I remember meeting Lea Courington over thirty years ago. We were both speaking at a legal seminar, and I recall that my first impression was that she was brilliant and very funny. That first impression survived a friendship of over thirty years, through a number of changes.
We had several things in common, besides the law. We both loved poetry, and music, and literature, and history. We were both Episcopalians, and shared similar politics, and we both loved to tell stories. Like me, Lea was convinced that the truth can always use a good stretch.
Through the years, Lea or I would call, always beginning with the introduction, “I just have a quick question.” Usually, we would hang up an hour or more later, having laughed loudly and recklessly throughout the conversation. And when I became a writer, Lea and Kris came to see me at book events. When my collection of poetry came out, Lea bought something like six copies, meaning that she was responsible for about one-third of the total sales of that book.
And about 10 years ago, I told Lea that I was joining a religious Order, the Dominicans. And several minutes later, after the laughter died down, we had a long talk about what that might mean. And about three years ago, our relationship and our discussions took on more of a spiritual nature. Through all these changes, our affection for each other remained. Genuine friendship and genuine love survive the odd curve ball’s life throws us, and I have every reason to believe that it survives death.

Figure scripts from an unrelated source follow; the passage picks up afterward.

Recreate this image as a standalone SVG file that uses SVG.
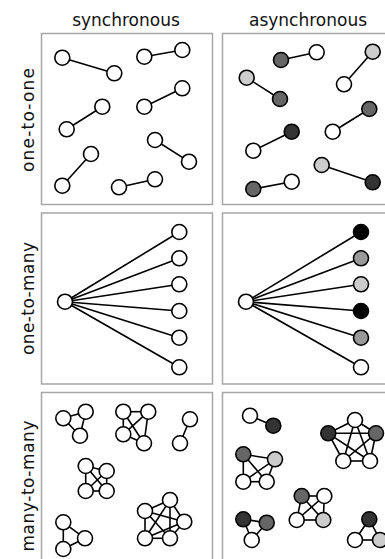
<svg xmlns="http://www.w3.org/2000/svg" width="385" height="559" viewBox="0 0 385 559">
<style>
.panel{fill:none;stroke:#a6a6a6;stroke-width:1.5}
.lbl{font-family:"DejaVu Sans",sans-serif;font-size:17px;fill:#111}
.e line{stroke:#000;stroke-width:1.6}
.n circle{stroke:#000;stroke-width:1.6;fill:#fff}
.n.g1 circle{fill:#cccccc}
.n.g2 circle{fill:#999999}
.n.g3 circle{fill:#666666}
.n.g4 circle{fill:#333333}
.n.g5 circle{fill:#000000}
</style>
<rect width="385" height="559" fill="#fff"/>
<g id="panels">
<rect class="panel" x="41.5" y="33.5" width="171" height="171"/>
<rect class="panel" x="222.5" y="33.5" width="171" height="171"/>
<rect class="panel" x="41.5" y="213" width="171" height="171"/>
<rect class="panel" x="222.5" y="213" width="171" height="171"/>
<rect class="panel" x="41.5" y="392.5" width="171" height="171"/>
<rect class="panel" x="222.5" y="392.5" width="171" height="171"/>
</g>
<g id="labels">
<text class="lbl" x="126" y="26" text-anchor="middle">synchronous</text>
<text class="lbl" x="308" y="26" text-anchor="middle">asynchronous</text>
<text class="lbl" transform="translate(34,120) rotate(-90)" text-anchor="middle" textLength="104" lengthAdjust="spacing">one-to-one</text>
<text class="lbl" transform="translate(34,298.5) rotate(-90)" text-anchor="middle" textLength="113" lengthAdjust="spacing">one-to-many</text>
<text class="lbl" transform="translate(34,486) rotate(-90)" text-anchor="middle" textLength="131" lengthAdjust="spacing">many-to-many</text>
</g>
<g id="connectors" class="e">
<line x1="62.3" y1="57.7" x2="114.3" y2="73.3"/>
<line x1="144.3" y1="56.7" x2="182.3" y2="50"/>
<line x1="144.3" y1="106.7" x2="182.3" y2="88.3"/>
<line x1="102.3" y1="106.7" x2="66.7" y2="129.3"/>
<line x1="155" y1="140" x2="189" y2="161.7"/>
<line x1="91" y1="154" x2="62.3" y2="185.7"/>
<line x1="119" y1="187.3" x2="155" y2="179.3"/>
<line x1="281" y1="60" x2="316.7" y2="52.3"/>
<line x1="372.7" y1="51.7" x2="344" y2="84.3"/>
<line x1="246.7" y1="77.7" x2="280" y2="99"/>
<line x1="291.7" y1="131.7" x2="253.3" y2="150.7"/>
<line x1="369.3" y1="109" x2="332.7" y2="131.7"/>
<line x1="321.7" y1="165" x2="372.7" y2="182.3"/>
<line x1="253.3" y1="189" x2="291.7" y2="181.7"/>
<line x1="65" y1="301.7" x2="179.3" y2="232"/>
<line x1="65" y1="301.7" x2="179.3" y2="258.3"/>
<line x1="65" y1="301.7" x2="179.3" y2="284.3"/>
<line x1="65" y1="301.7" x2="179.3" y2="311"/>
<line x1="65" y1="301.7" x2="179.3" y2="337.7"/>
<line x1="65" y1="301.7" x2="179.3" y2="367.3"/>
<line x1="246" y1="301.7" x2="361" y2="232"/>
<line x1="246" y1="301.7" x2="361" y2="258.3"/>
<line x1="246" y1="301.7" x2="361" y2="284.3"/>
<line x1="246" y1="301.7" x2="361" y2="311"/>
<line x1="246" y1="301.7" x2="361" y2="337.7"/>
<line x1="246" y1="301.7" x2="361" y2="367.3"/>
<line x1="63.3" y1="418.3" x2="85.7" y2="411.7"/>
<line x1="85.7" y1="411.7" x2="80" y2="435.7"/>
<line x1="63.3" y1="418.3" x2="80" y2="435.7"/>
<line x1="123.3" y1="411.7" x2="148.3" y2="411.7"/>
<line x1="123.3" y1="411.7" x2="123.3" y2="434.3"/>
<line x1="148.3" y1="411.7" x2="144" y2="443.3"/>
<line x1="123.3" y1="434.3" x2="144" y2="443.3"/>
<line x1="123.3" y1="411.7" x2="144" y2="443.3"/>
<line x1="148.3" y1="411.7" x2="123.3" y2="434.3"/>
<line x1="190" y1="419.3" x2="180" y2="443.3"/>
<line x1="85.7" y1="466" x2="106.7" y2="471"/>
<line x1="85.7" y1="466" x2="85.7" y2="491"/>
<line x1="85.7" y1="466" x2="106.7" y2="491"/>
<line x1="106.7" y1="471" x2="85.7" y2="491"/>
<line x1="106.7" y1="471" x2="106.7" y2="491"/>
<line x1="85.7" y1="491" x2="106.7" y2="491"/>
<line x1="170" y1="500" x2="145" y2="511"/>
<line x1="170" y1="500" x2="184.3" y2="521.7"/>
<line x1="170" y1="500" x2="145" y2="538.3"/>
<line x1="170" y1="500" x2="170" y2="538.3"/>
<line x1="145" y1="511" x2="184.3" y2="521.7"/>
<line x1="145" y1="511" x2="145" y2="538.3"/>
<line x1="145" y1="511" x2="170" y2="538.3"/>
<line x1="184.3" y1="521.7" x2="145" y2="538.3"/>
<line x1="184.3" y1="521.7" x2="170" y2="538.3"/>
<line x1="145" y1="538.3" x2="170" y2="538.3"/>
<line x1="63.3" y1="522.3" x2="85" y2="538.3"/>
<line x1="63.3" y1="522.3" x2="63.3" y2="549"/>
<line x1="85" y1="538.3" x2="63.3" y2="549"/>
<line x1="250" y1="415.7" x2="273.3" y2="425.7"/>
<line x1="355" y1="420" x2="328.3" y2="433.3"/>
<line x1="355" y1="420" x2="376" y2="433.3"/>
<line x1="355" y1="420" x2="343.3" y2="461"/>
<line x1="355" y1="420" x2="370" y2="461"/>
<line x1="328.3" y1="433.3" x2="376" y2="433.3"/>
<line x1="328.3" y1="433.3" x2="343.3" y2="461"/>
<line x1="328.3" y1="433.3" x2="370" y2="461"/>
<line x1="376" y1="433.3" x2="343.3" y2="461"/>
<line x1="376" y1="433.3" x2="370" y2="461"/>
<line x1="343.3" y1="461" x2="370" y2="461"/>
<line x1="243.3" y1="454.3" x2="275" y2="459.3"/>
<line x1="243.3" y1="454.3" x2="243.3" y2="481.7"/>
<line x1="243.3" y1="454.3" x2="266.7" y2="481.7"/>
<line x1="275" y1="459.3" x2="243.3" y2="481.7"/>
<line x1="275" y1="459.3" x2="266.7" y2="481.7"/>
<line x1="243.3" y1="481.7" x2="266.7" y2="481.7"/>
<line x1="301.7" y1="496" x2="324.3" y2="496"/>
<line x1="301.7" y1="496" x2="296.7" y2="520"/>
<line x1="301.7" y1="496" x2="323.3" y2="520"/>
<line x1="324.3" y1="496" x2="296.7" y2="520"/>
<line x1="324.3" y1="496" x2="323.3" y2="520"/>
<line x1="296.7" y1="520" x2="323.3" y2="520"/>
<line x1="243.3" y1="519.3" x2="266.7" y2="522.7"/>
<line x1="243.3" y1="519.3" x2="251.7" y2="540"/>
<line x1="266.7" y1="522.7" x2="251.7" y2="540"/>
<line x1="369.3" y1="519.3" x2="355" y2="540"/>
<line x1="369.3" y1="519.3" x2="380" y2="540"/>
<line x1="355" y1="540" x2="380" y2="540"/>
</g>
<g id="nodes">
<g id="s1a" class="n"><circle cx="62.3" cy="57.7" r="7.5"/></g>
<g id="s1b" class="n"><circle cx="114.3" cy="73.3" r="7.5"/></g>
<g id="s1c" class="n"><circle cx="144.3" cy="56.7" r="7.5"/></g>
<g id="s1d" class="n"><circle cx="182.3" cy="50" r="7.5"/></g>
<g id="s1e" class="n"><circle cx="144.3" cy="106.7" r="7.5"/></g>
<g id="s1f" class="n"><circle cx="182.3" cy="88.3" r="7.5"/></g>
<g id="s1g" class="n"><circle cx="102.3" cy="106.7" r="7.5"/></g>
<g id="s1h" class="n"><circle cx="66.7" cy="129.3" r="7.5"/></g>
<g id="s1i" class="n"><circle cx="155" cy="140" r="7.5"/></g>
<g id="s1j" class="n"><circle cx="189" cy="161.7" r="7.5"/></g>
<g id="s1k" class="n"><circle cx="91" cy="154" r="7.5"/></g>
<g id="s1l" class="n"><circle cx="62.3" cy="185.7" r="7.5"/></g>
<g id="s1m" class="n"><circle cx="119" cy="187.3" r="7.5"/></g>
<g id="s1n" class="n"><circle cx="155" cy="179.3" r="7.5"/></g>
<g id="a1a" class="n g3"><circle cx="281" cy="60" r="7.5"/></g>
<g id="a1b" class="n"><circle cx="316.7" cy="52.3" r="7.5"/></g>
<g id="a1c" class="n g1"><circle cx="372.7" cy="51.7" r="7.5"/></g>
<g id="a1d" class="n"><circle cx="344" cy="84.3" r="7.5"/></g>
<g id="a1e" class="n g1"><circle cx="246.7" cy="77.7" r="7.5"/></g>
<g id="a1f" class="n g3"><circle cx="280" cy="99" r="7.5"/></g>
<g id="a1g" class="n g4"><circle cx="291.7" cy="131.7" r="7.5"/></g>
<g id="a1h" class="n"><circle cx="253.3" cy="150.7" r="7.5"/></g>
<g id="a1i" class="n g3"><circle cx="369.3" cy="109" r="7.5"/></g>
<g id="a1j" class="n"><circle cx="332.7" cy="131.7" r="7.5"/></g>
<g id="a1k" class="n g1"><circle cx="321.7" cy="165" r="7.5"/></g>
<g id="a1l" class="n g4"><circle cx="372.7" cy="182.3" r="7.5"/></g>
<g id="a1m" class="n g3"><circle cx="253.3" cy="189" r="7.5"/></g>
<g id="a1n" class="n"><circle cx="291.7" cy="181.7" r="7.5"/></g>
<g id="s2hub" class="n"><circle cx="65" cy="301.7" r="7.5"/></g>
<g id="s2l1" class="n"><circle cx="179.3" cy="232" r="7.5"/></g>
<g id="s2l2" class="n"><circle cx="179.3" cy="258.3" r="7.5"/></g>
<g id="s2l3" class="n"><circle cx="179.3" cy="284.3" r="7.5"/></g>
<g id="s2l4" class="n"><circle cx="179.3" cy="311" r="7.5"/></g>
<g id="s2l5" class="n"><circle cx="179.3" cy="337.7" r="7.5"/></g>
<g id="s2l6" class="n"><circle cx="179.3" cy="367.3" r="7.5"/></g>
<g id="a2hub" class="n"><circle cx="246" cy="301.7" r="7.5"/></g>
<g id="a2l1" class="n g5"><circle cx="361" cy="232" r="7.5"/></g>
<g id="a2l2" class="n g2"><circle cx="361" cy="258.3" r="7.5"/></g>
<g id="a2l3" class="n g1"><circle cx="361" cy="284.3" r="7.5"/></g>
<g id="a2l4" class="n g5"><circle cx="361" cy="311" r="7.5"/></g>
<g id="a2l5" class="n g2"><circle cx="361" cy="337.7" r="7.5"/></g>
<g id="a2l6" class="n"><circle cx="361" cy="367.3" r="7.5"/></g>
<g id="s3c1a" class="n"><circle cx="63.3" cy="418.3" r="7.5"/></g>
<g id="s3c1b" class="n"><circle cx="85.7" cy="411.7" r="7.5"/></g>
<g id="s3c1c" class="n"><circle cx="80" cy="435.7" r="7.5"/></g>
<g id="s3c2a" class="n"><circle cx="123.3" cy="411.7" r="7.5"/></g>
<g id="s3c2b" class="n"><circle cx="148.3" cy="411.7" r="7.5"/></g>
<g id="s3c2c" class="n"><circle cx="123.3" cy="434.3" r="7.5"/></g>
<g id="s3c2d" class="n"><circle cx="144" cy="443.3" r="7.5"/></g>
<g id="s3c3a" class="n"><circle cx="190" cy="419.3" r="7.5"/></g>
<g id="s3c3b" class="n"><circle cx="180" cy="443.3" r="7.5"/></g>
<g id="s3c4a" class="n"><circle cx="85.7" cy="466" r="7.5"/></g>
<g id="s3c4b" class="n"><circle cx="106.7" cy="471" r="7.5"/></g>
<g id="s3c4c" class="n"><circle cx="85.7" cy="491" r="7.5"/></g>
<g id="s3c4d" class="n"><circle cx="106.7" cy="491" r="7.5"/></g>
<g id="s3c5a" class="n"><circle cx="170" cy="500" r="7.5"/></g>
<g id="s3c5b" class="n"><circle cx="145" cy="511" r="7.5"/></g>
<g id="s3c5c" class="n"><circle cx="184.3" cy="521.7" r="7.5"/></g>
<g id="s3c5d" class="n"><circle cx="145" cy="538.3" r="7.5"/></g>
<g id="s3c5e" class="n"><circle cx="170" cy="538.3" r="7.5"/></g>
<g id="s3c6a" class="n"><circle cx="63.3" cy="522.3" r="7.5"/></g>
<g id="s3c6b" class="n"><circle cx="85" cy="538.3" r="7.5"/></g>
<g id="s3c6c" class="n"><circle cx="63.3" cy="549" r="7.5"/></g>
<g id="a3pa" class="n"><circle cx="250" cy="415.7" r="7.5"/></g>
<g id="a3pb" class="n g4"><circle cx="273.3" cy="425.7" r="7.5"/></g>
<g id="a3k5a" class="n"><circle cx="355" cy="420" r="7.5"/></g>
<g id="a3k5b" class="n g4"><circle cx="328.3" cy="433.3" r="7.5"/></g>
<g id="a3k5c" class="n g3"><circle cx="376" cy="433.3" r="7.5"/></g>
<g id="a3k5d" class="n"><circle cx="343.3" cy="461" r="7.5"/></g>
<g id="a3k5e" class="n"><circle cx="370" cy="461" r="7.5"/></g>
<g id="a3k4aa" class="n g3"><circle cx="243.3" cy="454.3" r="7.5"/></g>
<g id="a3k4ab" class="n g1"><circle cx="275" cy="459.3" r="7.5"/></g>
<g id="a3k4ac" class="n"><circle cx="243.3" cy="481.7" r="7.5"/></g>
<g id="a3k4ad" class="n"><circle cx="266.7" cy="481.7" r="7.5"/></g>
<g id="a3k4ba" class="n g3"><circle cx="301.7" cy="496" r="7.5"/></g>
<g id="a3k4bb" class="n"><circle cx="324.3" cy="496" r="7.5"/></g>
<g id="a3k4bc" class="n"><circle cx="296.7" cy="520" r="7.5"/></g>
<g id="a3k4bd" class="n g1"><circle cx="323.3" cy="520" r="7.5"/></g>
<g id="a3t1a" class="n g4"><circle cx="243.3" cy="519.3" r="7.5"/></g>
<g id="a3t1b" class="n g3"><circle cx="266.7" cy="522.7" r="7.5"/></g>
<g id="a3t1c" class="n"><circle cx="251.7" cy="540" r="7.5"/></g>
<g id="a3t2a" class="n g4"><circle cx="369.3" cy="519.3" r="7.5"/></g>
<g id="a3t2b" class="n"><circle cx="355" cy="540" r="7.5"/></g>
<g id="a3t2c" class="n g1"><circle cx="380" cy="540" r="7.5"/></g>
</g>
</svg>
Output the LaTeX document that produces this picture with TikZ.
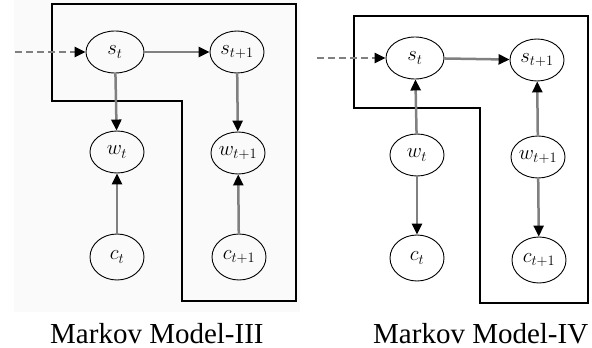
\documentclass[tikz,border=0pt]{standalone}
\usepackage{fontspec}
\setmainfont{Liberation Serif}
\usetikzlibrary{arrows.meta,shapes.geometric}
\begin{document}
\begin{tikzpicture}[x=1pt,y=-1pt,
  var/.style={ellipse,draw=black,line width=0.9pt,minimum width=54pt,minimum height=42pt,inner sep=0pt,font=\fontsize{20}{20}\selectfont},
  edge/.style={draw=black!50,line width=2.5pt,-{Triangle[length=11pt,width=10pt,color=black,fill=black]}},
  dedge/.style={edge,dash pattern=on 7pt off 4pt},
  frame/.style={draw=black,line width=1.2pt},
  caption/.style={font=\fontsize{29}{30}\selectfont,inner sep=0pt,anchor=base west}]
\useasboundingbox (0,0) rectangle (592,348);
\clip (0,0) rectangle (592,348);
\fill[black!2] (14,0) rectangle (300,312);
% Left: Markov Model-III
\draw[frame] (52,4) -- (296,4) -- (296,301) -- (182,301) -- (182,101) -- (52,101) -- cycle;
\node[var,minimum width=58pt] (sL) at (115,52) {$s_t$};
\node[var] (s1L) at (237,52) {$s_{t+1}$};
\node[var] (wL) at (117,152) {$w_t$};
\node[var] (w1L) at (238,153) {$w_{t+1}$};
\node[var,minimum height=46pt] (cL) at (117,257) {$c_t$};
\node[var,minimum height=46pt] (c1L) at (239,257) {$c_{t+1}$};
\coordinate (inL) at (15,52);
\draw[dedge] (inL) -- (sL);
\draw[edge] (sL) -- (s1L);
\draw[edge] (sL) -- (wL);
\draw[edge] (s1L) -- (w1L);
\draw[edge] (cL) -- (wL);
\draw[edge] (c1L) -- (w1L);
\node[caption] (capL) at (50,343) {Markov Model-III};
% Right: Markov Model-IV
\draw[frame] (354,16) -- (588,16) -- (588,303) -- (480,303) -- (480,108) -- (354,108) -- cycle;
\node[var,minimum width=58pt] (sR) at (415,58) {$s_t$};
\node[var] (s1R) at (537,60) {$s_{t+1}$};
\node[var] (wR) at (417,155) {$w_t$};
\node[var] (w1R) at (538,157) {$w_{t+1}$};
\node[var,minimum height=46pt] (cR) at (417,258) {$c_t$};
\node[var,minimum height=46pt] (c1R) at (539,260) {$c_{t+1}$};
\coordinate (inR) at (317,58);
\draw[dedge] (inR) -- (sR);
\draw[edge] (sR) -- (s1R);
\draw[edge] (wR) -- (sR);
\draw[edge] (w1R) -- (s1R);
\draw[edge] (wR) -- (cR);
\draw[edge] (w1R) -- (c1R);
\node[caption] (capR) at (373,343) {Markov Model-IV};
\end{tikzpicture}
\end{document}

And if we look at the selection of Scripture that Lea chose for us today, they have a common theme: a theme of being recognized, of being known, of being in a family, of being loved. I know these were the things that drove Lea, that marked her life. These are the things that I will remember about her. If we look at the last reading, we find a theme of being bound together, to each other and to God. Paul wrote, and Lea believed: “For I am convinced that neither death, nor life, nor angels, nor rulers, nor things present, nor things to come, nor powers, nor height, nor depth, nor anything else in all creation, will be able to separate us from the love of God….” Our love binds us in bonds that our stronger than anything, stronger than death.
I know that many of you may have gotten, through the years, an email sent out by Lea on June 6. It was a memorial to the men who landed on the beach at Normandy on D Day. When Lea went to Normandy, she found it terribly moving and I know she loved that place. Lea was especially moved by those men, who knew as she knew that “none of us lives unto ourselves, and none of us dies to ourselves.” But there was something else going on in that email. Lea wanted us to remember, because she knew that there was something holy about our recollection, something sacred about our memories.
In fact, soon, we’ll all be invited to gather around this table, and we’ll hear the words of Jesus: “Do this in remembrance of me.” Our memories, particularly today our memories of Lea, bind us together in the sacred act of recollection. Oh my Lord, my Lord, my sweet Lord: I will miss that brilliant, funny, compassionate, fragile woman. I will miss Lea, but more importantly, I will remember her. I hope you will, too. Amen.